Transcribe all of the material exactly. Any picture in it should be left out.

****************

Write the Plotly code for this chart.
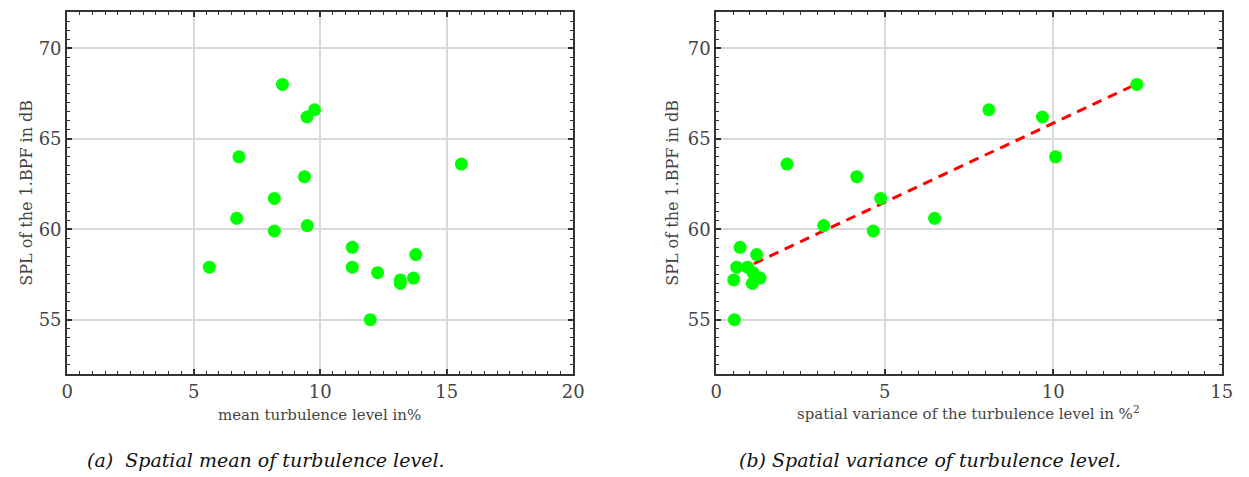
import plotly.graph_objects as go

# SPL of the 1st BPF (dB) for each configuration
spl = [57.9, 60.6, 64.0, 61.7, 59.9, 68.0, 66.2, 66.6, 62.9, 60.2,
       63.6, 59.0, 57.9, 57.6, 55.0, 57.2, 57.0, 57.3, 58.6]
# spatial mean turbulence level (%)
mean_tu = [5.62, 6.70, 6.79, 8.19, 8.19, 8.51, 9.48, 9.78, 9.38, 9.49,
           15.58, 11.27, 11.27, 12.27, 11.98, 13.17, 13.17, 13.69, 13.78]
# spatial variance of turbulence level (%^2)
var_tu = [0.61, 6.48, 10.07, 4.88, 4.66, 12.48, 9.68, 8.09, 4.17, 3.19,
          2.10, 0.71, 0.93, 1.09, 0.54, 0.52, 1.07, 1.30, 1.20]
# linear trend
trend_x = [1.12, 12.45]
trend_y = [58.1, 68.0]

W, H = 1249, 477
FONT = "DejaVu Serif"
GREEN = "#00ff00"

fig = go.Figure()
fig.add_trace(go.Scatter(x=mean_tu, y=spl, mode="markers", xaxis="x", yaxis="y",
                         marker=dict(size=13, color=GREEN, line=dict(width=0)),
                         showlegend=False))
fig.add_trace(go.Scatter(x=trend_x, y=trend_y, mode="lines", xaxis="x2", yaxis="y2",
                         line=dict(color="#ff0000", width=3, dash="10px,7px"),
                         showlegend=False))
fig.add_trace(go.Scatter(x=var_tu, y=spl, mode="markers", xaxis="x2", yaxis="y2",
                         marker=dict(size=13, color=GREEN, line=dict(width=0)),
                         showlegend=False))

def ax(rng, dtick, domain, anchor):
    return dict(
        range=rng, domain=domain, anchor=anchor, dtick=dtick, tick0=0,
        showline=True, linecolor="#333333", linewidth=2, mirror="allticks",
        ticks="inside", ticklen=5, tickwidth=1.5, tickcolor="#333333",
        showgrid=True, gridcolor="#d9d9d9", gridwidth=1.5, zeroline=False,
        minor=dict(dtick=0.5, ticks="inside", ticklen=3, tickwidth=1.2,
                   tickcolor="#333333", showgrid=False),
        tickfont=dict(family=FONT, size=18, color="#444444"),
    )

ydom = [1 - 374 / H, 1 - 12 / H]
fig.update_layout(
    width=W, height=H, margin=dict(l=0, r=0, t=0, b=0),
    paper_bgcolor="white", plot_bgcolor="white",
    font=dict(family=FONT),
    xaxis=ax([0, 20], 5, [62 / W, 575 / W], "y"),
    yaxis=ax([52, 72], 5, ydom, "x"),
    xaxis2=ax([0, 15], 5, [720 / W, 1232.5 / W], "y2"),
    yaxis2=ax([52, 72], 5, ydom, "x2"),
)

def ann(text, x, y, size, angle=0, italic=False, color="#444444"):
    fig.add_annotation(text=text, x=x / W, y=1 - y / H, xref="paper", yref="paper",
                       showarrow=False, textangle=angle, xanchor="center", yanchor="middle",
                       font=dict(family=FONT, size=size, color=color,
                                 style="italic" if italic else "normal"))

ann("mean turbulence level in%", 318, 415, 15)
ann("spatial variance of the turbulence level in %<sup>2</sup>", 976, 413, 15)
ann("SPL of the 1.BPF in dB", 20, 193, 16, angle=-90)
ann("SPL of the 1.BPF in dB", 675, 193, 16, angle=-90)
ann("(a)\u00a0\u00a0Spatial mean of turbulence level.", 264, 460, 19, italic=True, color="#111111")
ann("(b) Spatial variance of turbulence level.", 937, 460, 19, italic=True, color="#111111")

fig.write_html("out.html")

****************

● Answer to this exercise
Write the Plotly code for this chart.
import plotly.graph_objects as go

# SPL of the 1st BPF (dB) for each configuration
spl = [57.9, 60.6, 64.0, 61.7, 59.9, 68.0, 66.2, 66.6, 62.9, 60.2,
       63.6, 59.0, 57.9, 57.6, 55.0, 57.2, 57.0, 57.3, 58.6]
# spatial mean turbulence level (%)
mean_tu = [5.62, 6.70, 6.79, 8.19, 8.19, 8.51, 9.48, 9.78, 9.38, 9.49,
           15.58, 11.27, 11.27, 12.27, 11.98, 13.17, 13.17, 13.69, 13.78]
# spatial variance of turbulence level (%^2)
var_tu = [0.61, 6.48, 10.07, 4.88, 4.66, 12.48, 9.68, 8.09, 4.17, 3.19,
          2.10, 0.71, 0.93, 1.09, 0.54, 0.52, 1.07, 1.30, 1.20]
# linear trend
trend_x = [1.12, 12.45]
trend_y = [58.1, 68.0]

W, H = 1249, 477
FONT = "DejaVu Serif"
GREEN = "#00ff00"

fig = go.Figure()
fig.add_trace(go.Scatter(x=mean_tu, y=spl, mode="markers", xaxis="x", yaxis="y",
                         marker=dict(size=13, color=GREEN, line=dict(width=0)),
                         showlegend=False))
fig.add_trace(go.Scatter(x=trend_x, y=trend_y, mode="lines", xaxis="x2", yaxis="y2",
                         line=dict(color="#ff0000", width=3, dash="10px,7px"),
                         showlegend=False))
fig.add_trace(go.Scatter(x=var_tu, y=spl, mode="markers", xaxis="x2", yaxis="y2",
                         marker=dict(size=13, color=GREEN, line=dict(width=0)),
                         showlegend=False))

def ax(rng, dtick, domain, anchor):
    return dict(
        range=rng, domain=domain, anchor=anchor, dtick=dtick, tick0=0,
        showline=True, linecolor="#333333", linewidth=2, mirror="allticks",
        ticks="inside", ticklen=5, tickwidth=1.5, tickcolor="#333333",
        showgrid=True, gridcolor="#d9d9d9", gridwidth=1.5, zeroline=False,
        minor=dict(dtick=0.5, ticks="inside", ticklen=3, tickwidth=1.2,
                   tickcolor="#333333", showgrid=False),
        tickfont=dict(family=FONT, size=18, color="#444444"),
    )

ydom = [1 - 374 / H, 1 - 12 / H]
fig.update_layout(
    width=W, height=H, margin=dict(l=0, r=0, t=0, b=0),
    paper_bgcolor="white", plot_bgcolor="white",
    font=dict(family=FONT),
    xaxis=ax([0, 20], 5, [62 / W, 575 / W], "y"),
    yaxis=ax([52, 72], 5, ydom, "x"),
    xaxis2=ax([0, 15], 5, [720 / W, 1232.5 / W], "y2"),
    yaxis2=ax([52, 72], 5, ydom, "x2"),
)

def ann(text, x, y, size, angle=0, italic=False, color="#444444"):
    fig.add_annotation(text=text, x=x / W, y=1 - y / H, xref="paper", yref="paper",
                       showarrow=False, textangle=angle, xanchor="center", yanchor="middle",
                       font=dict(family=FONT, size=size, color=color,
                                 style="italic" if italic else "normal"))

ann("mean turbulence level in%", 318, 415, 15)
ann("spatial variance of the turbulence level in %<sup>2</sup>", 976, 413, 15)
ann("SPL of the 1.BPF in dB", 20, 193, 16, angle=-90)
ann("SPL of the 1.BPF in dB", 675, 193, 16, angle=-90)
ann("(a)\u00a0\u00a0Spatial mean of turbulence level.", 264, 460, 19, italic=True, color="#111111")
ann("(b) Spatial variance of turbulence level.", 937, 460, 19, italic=True, color="#111111")

fig.write_html("out.html")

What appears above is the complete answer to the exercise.